If a flipper typically makes aggressive offers agreeing to close in 7 days and “… the most reputable, longest-tenured HMLs in the region …” needs two weeks, how do you think that will work out?

You seem to assume that the only criterion a borrower uses to select a lender is the cost of the money. Nothing could be further from the truth. We’ve never chosen to compete on cost. That’s the race to the bottom currently being played out by the big boys.

After you've gone to just a handful of real estate clubs (when they ever open), you'll realize that potential borrowers don't limit their questions to what you charge. Borrowers will want to know your LTV, how fast you can fund, loan duration, requirements for an extension, how you evaluate a flip, loan to newbies, … and on and on and on. We've observed these over the years and have a list of dozens of the most inciteful questions. This is sorted according to our risk level, the problems we're able to attack, and what the market will bear. The result is our lending criteria.

All businesses, but especially any entity in the market of renting a commodity (in our case, money), must develop a competitive advantage. Since the money in everyone’s pocket is worth exactly the same amount, why should anyone borrow from us? I have two responses:

  • NEVER UNDERESTIMATE THE VALUE OF A RELATIONSHIP. (No, my keyboard is not broken)
  • You must strike a balance in your lending criteria between the risks you are willing to take and satisfying the several most important criteria your borrowers will use to decide with whom they want to do business. If you are too conservative, no one will want to borrow from you. Too risky, and you can get wiped out.

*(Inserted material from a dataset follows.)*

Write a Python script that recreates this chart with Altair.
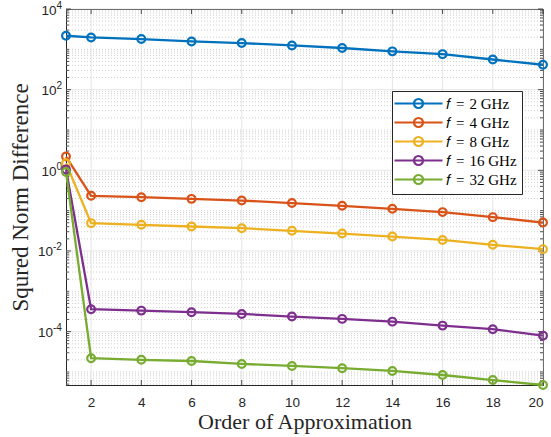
import altair as alt
import pandas as pd

orders = [1, 2, 4, 6, 8, 10, 12, 14, 16, 18, 20]
S = "\u2004"
names = [f"𝑓{S}={S}2 GHz", f"𝑓{S}={S}4 GHz", f"𝑓{S}={S}8 GHz", f"𝑓{S}={S}16 GHz", f"𝑓{S}={S}32 GHz"]
f2 = [2170, 1970, 1800, 1570, 1430, 1250, 1080, 890, 760, 560, 415]
f4 = [2.2, 0.233, 0.216, 0.196, 0.178, 0.154, 0.132, 0.111, 0.092, 0.069, 0.0507]
f8 = [1.5, 0.049, 0.0445, 0.0404, 0.0368, 0.0316, 0.027, 0.0228, 0.0188, 0.0142, 0.0111]
f16 = [1.05, 3.6e-4, 3.32e-4, 3.03e-4, 2.75e-4, 2.36e-4, 2.07e-4, 1.77e-4, 1.41e-4, 1.15e-4, 7.96e-5]
f32 = [0.91, 2.19e-5, 2.0e-5, 1.87e-5, 1.58e-5, 1.41e-5, 1.24e-5, 1.06e-5, 8.4e-6, 6.3e-6, 4.75e-6]
colors = ["#0072BD", "#D95319", "#EDB120", "#7E2F8E", "#77AC30"]
x_ticks = [2, 4, 6, 8, 10, 12, 14, 16, 18, 20]
y_major = [1e-4, 1e-2, 1.0, 1e2, 1e4]
y_pos_exp = ["0", "2", "4"]
y_pos_vals = [1.0, 1e2, 1e4]
y_neg_exp = ["-4", "-2"]
y_neg_vals = [1e-4, 1e-2]

rows = []
for name, vals in zip(names, [f2, f4, f8, f16, f32]):
    for x, v in zip(orders, vals):
        rows.append({"order": x, "value": v, "series": name})
df = pd.DataFrame(rows)

W, H = 477, 376
ymin, ymax = 4.75e-6, 1e4
xs = alt.Scale(domain=[1, 20], nice=False, zero=False)
ys = alt.Scale(type="log", domain=[ymin, ymax], nice=False)

minor = []
for e in range(-6, 4):
    for k in range(1, 10):
        v = k * 10.0 ** e
        if ymin < v < ymax and not (k == 1 and e % 2 == 0):
            minor.append(v)
minor_df = pd.DataFrame({"value": minor})
major_df = pd.DataFrame({"value": y_major})
xt_df = pd.DataFrame({"order": x_ticks})
pos_df = pd.DataFrame({"value": y_pos_vals, "exp": y_pos_exp})
neg_df = pd.DataFrame({"value": y_neg_vals, "exp": y_neg_exp})

AX = "#262626"
grid_minor = alt.Chart(minor_df).mark_rule(color="#c4c4c4", strokeDash=[1, 2], strokeWidth=0.8).encode(
    y=alt.Y("value:Q", scale=ys), x=alt.value(0), x2=alt.value(W))
grid_major = alt.Chart(major_df).mark_rule(color="#dedede", strokeWidth=0.8).encode(
    y=alt.Y("value:Q", scale=ys), x=alt.value(0), x2=alt.value(W))
grid_x = alt.Chart(xt_df).mark_rule(color="#dedede", strokeWidth=0.8).encode(
    x=alt.X("order:Q", scale=xs), y=alt.value(0), y2=alt.value(H))

tk = []
for d, L in [(major_df, 5), (minor_df, 3)]:
    tk.append(alt.Chart(d).mark_rule(color=AX, strokeWidth=0.8).encode(
        y=alt.Y("value:Q", scale=ys), x=alt.value(0), x2=alt.value(L)))
    tk.append(alt.Chart(d).mark_rule(color=AX, strokeWidth=0.8).encode(
        y=alt.Y("value:Q", scale=ys), x=alt.value(W - L), x2=alt.value(W)))
tk.append(alt.Chart(xt_df).mark_rule(color=AX, strokeWidth=0.8).encode(
    x=alt.X("order:Q", scale=xs), y=alt.value(H - 5), y2=alt.value(H)))
tk.append(alt.Chart(xt_df).mark_rule(color=AX, strokeWidth=0.8).encode(
    x=alt.X("order:Q", scale=xs), y=alt.value(0), y2=alt.value(5)))

# y tick labels: "10" with raised exponent
lab = []
for d, ew in [(pos_df, 6.0), (neg_df, 9.5)]:
    lab.append(alt.Chart(d).mark_text(align="right", baseline="middle", font="Liberation Sans",
                                      fontSize=13.5, color=AX, dy=1.5).encode(
        y=alt.Y("value:Q", scale=ys), x=alt.value(-3.5 - ew), text=alt.value("10")))
    lab.append(alt.Chart(d).mark_text(align="left", baseline="middle", font="Liberation Sans",
                                      fontSize=10, color=AX, dy=-3.5).encode(
        y=alt.Y("value:Q", scale=ys), x=alt.value(-3.5 - ew), text="exp:N"))

sym_path = "M-4.8,0L4.8,0M0.9,0A0.9,0.9,0,1,1,-0.9,0A0.9,0.9,0,1,1,0.9,0"
legend = alt.Legend(title=None, orient="none", legendX=326, legendY=82,
                    symbolType=sym_path, symbolSize=100, symbolStrokeWidth=2.2,
                    labelFont="Liberation Serif", labelFontSize=15, labelColor="#000000",
                    labelOffset=20, symbolOffset=14, padding=5, rowPadding=0,
                    strokeColor=AX, fillColor="white", cornerRadius=0)
cscale = alt.Scale(domain=names, range=colors)

yaxis = alt.Axis(values=y_major, tickSize=0, grid=False, labels=False, domainColor=AX,
                 title="Squred Norm Difference", titleFont="Liberation Serif", titleFontSize=23,
                 titleFontWeight="normal", titleColor=AX, titlePadding=33)
xaxis = alt.Axis(values=x_ticks, tickSize=0, grid=False, labelFont="Liberation Sans", labelFontSize=13.5,
                 labelColor=AX, labelPadding=10, domainColor=AX,
                 title="Order of Approximation", titleFont="Liberation Serif", titleFontSize=22,
                 titleFontWeight="normal", titleColor=AX, titlePadding=3)

base = alt.Chart(df)
lines = base.mark_line(strokeWidth=2.3).encode(
    x=alt.X("order:Q", scale=xs, axis=xaxis),
    y=alt.Y("value:Q", scale=ys, axis=yaxis),
    color=alt.Color("series:N", scale=cscale, sort=names, legend=legend),
    detail="series:N")
pts = base.mark_point(shape="circle", filled=False, size=60, strokeWidth=2.2, opacity=1).encode(
    x=alt.X("order:Q", scale=xs),
    y=alt.Y("value:Q", scale=ys),
    color=alt.Color("series:N", scale=cscale, sort=names, legend=legend))

chart = alt.layer(grid_minor, grid_major, grid_x, *tk, *lab, lines, pts).properties(
    width=W, height=H, autosize=alt.AutoSizeParams(type="none"),
    padding={"left": 66, "top": 9, "right": 8, "bottom": 52},
    background="white"
).configure_view(stroke=AX, strokeWidth=1)

chart.save("out.html", embed_options={"renderer": "svg", "actions": False})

It’s up to you to choose your competitive advantages. This is just one reason we insist on going to lunch with anyone who wants to borrow from us. Borrowers never have written criteria they use to choose a lender. We learn the borrowing issues they’ve had in the past to see if our criteria can help them. Often it does, and it’s never about the cost of our money. The other half of the meeting is used to decide if we can know, like, and trust one another.

Long answer, but to a good question. Hope this helps, Vik.